The government had so far succeeded in containing them in that remote and rugged northeast corner of the country and foiled repeated attempts by the militants to seize and keep territory.
But the violence has now spilled over onto the mainland, with an increasing number of high-profile attacks, including a total of four that targeted Christians since December.
The string of attacks has highlighted an ongoing vulnerability and a worrying lack of reliable intelligence by Egypt's robust security forces.
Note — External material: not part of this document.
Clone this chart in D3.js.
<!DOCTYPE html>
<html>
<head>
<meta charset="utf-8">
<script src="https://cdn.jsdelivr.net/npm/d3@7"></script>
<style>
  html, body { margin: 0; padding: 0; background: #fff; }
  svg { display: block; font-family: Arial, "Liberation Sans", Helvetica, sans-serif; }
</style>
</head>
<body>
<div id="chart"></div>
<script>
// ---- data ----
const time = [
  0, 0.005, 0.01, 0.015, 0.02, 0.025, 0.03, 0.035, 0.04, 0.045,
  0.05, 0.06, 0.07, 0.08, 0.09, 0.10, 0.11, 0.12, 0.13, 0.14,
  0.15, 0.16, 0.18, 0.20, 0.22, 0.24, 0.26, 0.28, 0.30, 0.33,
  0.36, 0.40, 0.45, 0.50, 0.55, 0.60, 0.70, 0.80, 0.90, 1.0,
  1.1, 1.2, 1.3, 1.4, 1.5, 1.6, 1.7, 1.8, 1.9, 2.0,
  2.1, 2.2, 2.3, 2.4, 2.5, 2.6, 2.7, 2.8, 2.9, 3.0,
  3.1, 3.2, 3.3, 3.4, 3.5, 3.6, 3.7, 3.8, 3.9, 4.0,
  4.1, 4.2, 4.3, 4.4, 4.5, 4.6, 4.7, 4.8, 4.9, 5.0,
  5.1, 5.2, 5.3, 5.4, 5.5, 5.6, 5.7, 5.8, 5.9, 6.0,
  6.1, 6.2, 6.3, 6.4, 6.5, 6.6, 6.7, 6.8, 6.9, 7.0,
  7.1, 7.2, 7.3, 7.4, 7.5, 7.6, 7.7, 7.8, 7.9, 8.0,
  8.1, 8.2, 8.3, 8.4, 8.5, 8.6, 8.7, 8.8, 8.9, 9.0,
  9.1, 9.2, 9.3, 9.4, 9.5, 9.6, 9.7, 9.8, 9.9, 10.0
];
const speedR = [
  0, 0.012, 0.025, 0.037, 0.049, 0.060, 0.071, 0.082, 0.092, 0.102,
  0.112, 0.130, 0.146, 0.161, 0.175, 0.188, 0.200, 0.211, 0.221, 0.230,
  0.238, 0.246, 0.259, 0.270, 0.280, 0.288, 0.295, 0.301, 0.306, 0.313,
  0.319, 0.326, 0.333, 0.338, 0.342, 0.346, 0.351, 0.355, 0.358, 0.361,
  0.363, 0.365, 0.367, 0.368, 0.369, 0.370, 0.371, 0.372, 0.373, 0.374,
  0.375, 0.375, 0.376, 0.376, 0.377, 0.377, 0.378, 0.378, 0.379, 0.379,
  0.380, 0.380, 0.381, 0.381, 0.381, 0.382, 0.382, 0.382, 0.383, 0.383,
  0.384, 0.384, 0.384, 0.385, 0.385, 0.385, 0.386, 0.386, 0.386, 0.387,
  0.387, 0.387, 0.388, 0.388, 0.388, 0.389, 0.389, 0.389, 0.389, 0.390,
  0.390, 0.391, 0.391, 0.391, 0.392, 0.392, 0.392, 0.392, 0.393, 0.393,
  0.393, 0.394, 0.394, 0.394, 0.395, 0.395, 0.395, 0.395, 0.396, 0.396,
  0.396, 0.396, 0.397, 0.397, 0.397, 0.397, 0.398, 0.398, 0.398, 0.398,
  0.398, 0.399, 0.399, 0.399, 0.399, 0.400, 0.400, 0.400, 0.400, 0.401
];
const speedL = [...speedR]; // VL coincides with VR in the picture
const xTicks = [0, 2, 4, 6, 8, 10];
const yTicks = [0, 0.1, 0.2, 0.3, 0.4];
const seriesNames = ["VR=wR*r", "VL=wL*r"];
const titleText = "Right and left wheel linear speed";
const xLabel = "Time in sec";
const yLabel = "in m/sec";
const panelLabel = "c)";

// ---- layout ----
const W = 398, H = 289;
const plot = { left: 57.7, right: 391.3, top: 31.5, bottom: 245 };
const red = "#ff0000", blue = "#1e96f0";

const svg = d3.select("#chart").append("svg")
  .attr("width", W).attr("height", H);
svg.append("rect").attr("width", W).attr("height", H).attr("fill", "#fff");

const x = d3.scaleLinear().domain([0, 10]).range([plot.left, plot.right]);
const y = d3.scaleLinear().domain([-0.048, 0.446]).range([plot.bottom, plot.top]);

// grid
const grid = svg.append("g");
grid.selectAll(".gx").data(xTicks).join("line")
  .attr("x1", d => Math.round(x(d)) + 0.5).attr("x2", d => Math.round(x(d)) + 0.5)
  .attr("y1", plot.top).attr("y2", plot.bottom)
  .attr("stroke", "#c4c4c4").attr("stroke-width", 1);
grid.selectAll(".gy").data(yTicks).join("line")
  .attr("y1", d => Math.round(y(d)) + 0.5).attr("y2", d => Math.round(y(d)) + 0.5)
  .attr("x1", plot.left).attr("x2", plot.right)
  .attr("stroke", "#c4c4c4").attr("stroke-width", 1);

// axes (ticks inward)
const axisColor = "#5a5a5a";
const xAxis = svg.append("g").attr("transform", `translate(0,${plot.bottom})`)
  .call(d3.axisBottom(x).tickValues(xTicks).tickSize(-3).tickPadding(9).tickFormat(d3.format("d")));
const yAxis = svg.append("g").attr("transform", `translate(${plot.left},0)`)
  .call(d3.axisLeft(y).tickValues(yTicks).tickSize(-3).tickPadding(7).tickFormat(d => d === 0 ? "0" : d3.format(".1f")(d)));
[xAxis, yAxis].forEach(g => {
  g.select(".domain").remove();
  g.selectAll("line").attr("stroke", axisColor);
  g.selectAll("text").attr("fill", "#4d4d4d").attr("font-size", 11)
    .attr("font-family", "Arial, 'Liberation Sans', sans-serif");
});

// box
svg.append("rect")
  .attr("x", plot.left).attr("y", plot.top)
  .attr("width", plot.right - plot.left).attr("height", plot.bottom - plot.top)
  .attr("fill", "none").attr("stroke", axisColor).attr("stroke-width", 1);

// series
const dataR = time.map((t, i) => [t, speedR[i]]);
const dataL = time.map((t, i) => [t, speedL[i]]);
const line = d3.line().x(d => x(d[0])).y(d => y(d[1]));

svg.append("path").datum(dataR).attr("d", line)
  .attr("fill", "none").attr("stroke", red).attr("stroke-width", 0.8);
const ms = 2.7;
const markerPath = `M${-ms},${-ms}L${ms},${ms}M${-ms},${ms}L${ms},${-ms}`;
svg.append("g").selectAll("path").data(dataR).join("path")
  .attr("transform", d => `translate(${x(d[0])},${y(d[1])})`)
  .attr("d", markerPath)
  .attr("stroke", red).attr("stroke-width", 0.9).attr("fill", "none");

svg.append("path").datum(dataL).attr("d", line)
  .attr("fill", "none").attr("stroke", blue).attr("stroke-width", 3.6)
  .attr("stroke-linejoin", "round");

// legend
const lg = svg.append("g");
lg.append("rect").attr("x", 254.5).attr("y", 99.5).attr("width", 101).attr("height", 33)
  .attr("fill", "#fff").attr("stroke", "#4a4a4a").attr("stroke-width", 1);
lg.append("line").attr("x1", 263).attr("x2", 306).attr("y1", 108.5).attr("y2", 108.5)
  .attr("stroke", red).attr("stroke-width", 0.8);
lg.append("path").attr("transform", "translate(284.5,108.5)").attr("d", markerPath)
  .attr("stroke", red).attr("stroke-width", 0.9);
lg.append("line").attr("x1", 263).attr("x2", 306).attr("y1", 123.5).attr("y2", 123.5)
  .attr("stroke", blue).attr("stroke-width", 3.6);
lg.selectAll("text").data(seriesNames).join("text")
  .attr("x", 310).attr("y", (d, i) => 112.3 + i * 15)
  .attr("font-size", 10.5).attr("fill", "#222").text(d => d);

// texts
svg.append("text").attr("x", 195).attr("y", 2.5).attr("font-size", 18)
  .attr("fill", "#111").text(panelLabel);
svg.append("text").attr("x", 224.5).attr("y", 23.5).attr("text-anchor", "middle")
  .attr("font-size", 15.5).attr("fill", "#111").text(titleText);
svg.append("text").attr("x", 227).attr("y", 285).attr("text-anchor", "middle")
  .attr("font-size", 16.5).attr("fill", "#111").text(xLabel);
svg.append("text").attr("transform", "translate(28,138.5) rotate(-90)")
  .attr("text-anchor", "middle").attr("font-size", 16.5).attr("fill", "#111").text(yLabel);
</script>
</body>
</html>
Unlike the attacks in Sinai, which have mostly targeted soldiers, police and suspected collaborators, the attacks on Christians have attracted unwanted international attention and stymied Egypt's desperate efforts to revive its tourism industry, a traditional backbone of its now-ailing economy.
Egypt's general-turned president has, since taking office in 2014, declared uncompromising resolve to defeat the militants. He also seems willing to sideline and disenfranchise almost all Islamic groups with a political agenda, arguing that violent and peaceful Islamic groups feed off each other.
He has backed up his vow to restore security to this nation of 93 million with massive arms deals that added French fighter-jets, helicopter carriers as well as German submarines to Egypt's already huge arsenal of Soviet-era weapons and US-made F-16 warplanes, Apache gunships and Abrams tanks.